2012-2014: Joppenbergh Mountain Advisory Group
2010-2012: Rosendale Theatre Collective Children’s Programming Committee
2014-present: Elected Officials to Protect New York (HV Co-Chair 2017-2018)
2017-present: Hudson Valley Hate-Free Zone
• The Rosendale Theatre is a Main Street cinema that was rescued from closure by a community-led effort, and continues to be an anchor business in Rosendale.
• Joppenbergh Mountain is undevelopable open space that is now managed cooperatively and is a major draw for tourism and recreation.
"My husband and I both work full time, and our three teenage boys are always busy with school and friends. But we all try to sit down for dinner together every night, because family really is everything."
2004-present: Mother of Three Boys
2000-2004: Mother of One Boy
• Our 16-year-old twins just started 11th grade at Rondout Valley High School, and our 20-year-old is a junior at SUNY Binghamton.
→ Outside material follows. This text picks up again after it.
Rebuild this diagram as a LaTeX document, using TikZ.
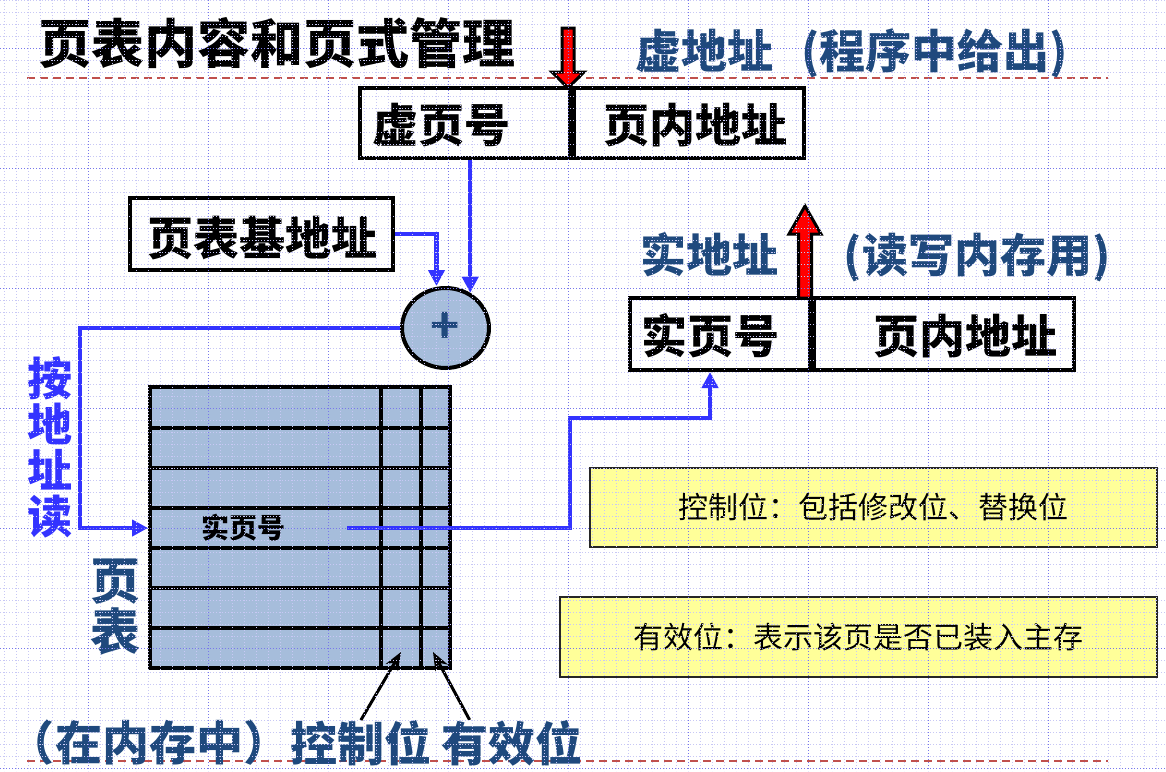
\documentclass[tikz,border=0pt]{standalone}
\usepackage{fontspec}
\newfontfamily\cjk{Noto Sans CJK SC}
\usepackage{tikz}
\usetikzlibrary{arrows.meta,positioning,calc,shapes.geometric}
\usepackage{xcolor}
\definecolor{gridfine}{RGB}{200,200,245}
\definecolor{gridmajor}{RGB}{120,120,235}
\definecolor{sepred}{RGB}{192,80,77}
\definecolor{darkblue}{RGB}{31,73,125}
\definecolor{linkblue}{RGB}{51,51,255}
\definecolor{tabfill}{RGB}{166,189,219}
\definecolor{noteyellow}{RGB}{255,255,153}

\begin{document}
\begin{tikzpicture}[x=1pt,y=-1pt,
  finegrid/.style={draw=gridfine, line width=1pt, dash pattern=on 1pt off 2pt},
  majorgrid/.style={draw=gridmajor, line width=1pt, dash pattern=on 1pt off 2pt},
  sepline/.style={draw=sepred, line width=2.5pt, dash pattern=on 8pt off 5pt},
  cell/.style={draw, rectangle, line width=4pt, inner sep=0pt},
  bigtxt/.style={font=\cjk\bfseries\fontsize{46}{46}\selectfont, inner sep=0pt},
  bluetxt/.style={bigtxt, text=darkblue},
  link/.style={draw=linkblue, line width=4.5pt, -{Triangle[length=16pt,width=16pt]}},
  ptr/.style={draw=black, line width=3pt, -{Stealth[length=18pt,width=14pt]}},
  note/.style={draw=black!85, line width=2pt, fill=noteyellow, inner sep=0pt,
    font=\cjk\fontsize{30}{30}\selectfont},
  blockarrow/.style={fill=red, draw=black, line width=3pt, line join=miter}]

  \useasboundingbox (0,0) rectangle (1166,771);
  \fill[white] (0,0) rectangle (1166,771);

  % dashed rules
  \draw[sepline] (27,78) -- (1108,78);
  \draw[sepline] (27,761) -- (1108,761);

  % titles
  \node[font=\cjk\bfseries\fontsize{53}{53}\selectfont, inner sep=0pt] (title) at (277,43) {页表内容和页式管理};
  \node[bluetxt] (virtt) at (852,53) {虚地址\hspace{28pt}(程序中给出)};

  % virtual address
  \node[cell, minimum width=210, minimum height=70] (vpn) at (465,123) {};
  \node[cell, minimum width=230, minimum height=70, right=0pt of vpn] (voff) {};
  \node[bigtxt] (vpnt) at (441,125) {虚页号};
  \node[bigtxt] (vofft) at (695,125) {页内地址};
  \filldraw[blockarrow] (562,28) -- (574,28) -- (574,72) -- (584,72) -- (568,88)
    -- (552,72) -- (562,72) -- cycle;

  % base register and adder
  \node[cell, minimum width=263, minimum height=72] (base) at (261.5,234) {};
  \node[bigtxt] (baset) at (262,238) {页表基地址};
  \node[ellipse, draw, line width=4pt, fill=tabfill, minimum width=87, minimum height=80,
    inner sep=0pt] (adder) at (445.5,328) {};
  \node[font=\cjk\bfseries\fontsize{48}{48}\selectfont, text=darkblue, inner sep=0pt] (plus) at (adder) {+};

  % real address
  \node[cell, minimum width=180, minimum height=72] (rpn) at (720,334) {};
  \node[cell, minimum width=260, minimum height=72, right=0pt of rpn] (roff) {};
  \node[bigtxt] (rpnt) at (710,336) {实页号};
  \node[bigtxt] (rofft) at (965,336) {页内地址};
  \node[bluetxt] (realt) at (709,255) {实地址};
  \node[bluetxt] (rwt) at (977,258) {(读写内存用)};
  \filldraw[blockarrow] (798.5,298) -- (811.5,298) -- (811.5,234) -- (821,234) -- (805,206)
    -- (789,234) -- (798.5,234) -- cycle;

  % page table
  \node[draw, line width=4pt, fill=tabfill, minimum width=300, minimum height=281,
    inner sep=0pt] (ptab) at (300,527.5) {};
  \foreach \ry in {428,468,508,548,588,628}
    \draw[line width=3.5pt] (ptab.west |- 0,\ry) -- (ptab.east |- 0,\ry);
  \foreach \cx in {381,421}
    \draw[line width=3.5pt] (\cx,0 |- ptab.north) -- (\cx,0 |- ptab.south);
  \node[font=\cjk\bfseries\fontsize{28}{28}\selectfont, inner sep=0pt] (pte) at (243,528) {实页号};

  % side and bottom labels
  \node[font=\cjk\bfseries\fontsize{45}{46}\selectfont, text=linkblue, align=center,
    inner sep=0pt] (readt) at (50,447) {按\\地\\址\\读};
  \node[font=\cjk\bfseries\fontsize{50}{51}\selectfont, text=darkblue, align=center,
    inner sep=0pt] (tabt) at (115,607) {页\\表};
  \node[font=\cjk\bfseries\fontsize{47}{47}\selectfont, text=darkblue, inner sep=0pt] (memt) at (149,743) {（在内存中）};
  \node[font=\cjk\bfseries\fontsize{47}{47}\selectfont, text=darkblue, inner sep=0pt, right=0pt of memt] (ctrlt) {控制位};
  \node[font=\cjk\bfseries\fontsize{47}{47}\selectfont, text=darkblue, inner sep=0pt, right=10pt of ctrlt] (validt) {有效位};

  % notes
  \node[note, minimum width=567, minimum height=79] (ctrlnote) at (873.5,507.5) {控制位：包括修改位、替换位};
  \node[note, minimum width=597, minimum height=80] (validnote) at (858.5,637) {有效位：表示该页是否已装入主存};

  % connectors
  \coordinate (rdx) at (80,0);
  \coordinate (bend) at (570,418);
  \coordinate (cbit) at (401,652);
  \coordinate (vbit) at (433,652);
  \draw[link] (vpn.south -| adder.55) -- (adder.55);
  \draw[link] (base.east) -| ([xshift=-9pt]adder.north);
  \draw[link] (adder.west) -| (rdx |- pte) -- (ptab.west |- pte);
  \draw[link] ([xshift=62pt]pte.east) -| (bend) -| (rpnt |- rpn.south);
  \draw[ptr] (ctrlt.north) -- (cbit);
  \draw[ptr] ([xshift=28pt]validt.north west) -- (vbit);

  % grid on top
  \foreach \gx in {4,16,...,1166}
    \draw[finegrid] (\gx,0) -- (\gx,771);
  \foreach \gy in {0,12,...,771}
    \draw[finegrid] (0,\gy) -- (1166,\gy);
  \foreach \gx in {88,208,...,1048}
    \draw[majorgrid] (\gx,0) -- (\gx,771);
  \foreach \gy in {48,168,...,768}
    \draw[majorgrid] (0,\gy) -- (1166,\gy);
\end{tikzpicture}
\end{document}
We’re very proud of all of them.
"Educational opportunities changed the direction of my life, and inspired me to work to make sure that everyone has the chance to live with dignity."
2004: PhD in Political Science, Rutgers University
1994-2000: Instructor, Rutgers University
1994: Instructor, Walt Whitman Center for Culture and Politics of Democracy
1988-1993: Public Affairs Coordinator, United Nations Association
1987: BA in Government with High Honors, Oberlin College
• At the United Nations Association in the early 1990s, helped with preparations for the first international negotiations on climate change.
• Taught college courses in politics, environmental policy, political economy, and international relations.
• Designed and taught courses on democracy for exchange students.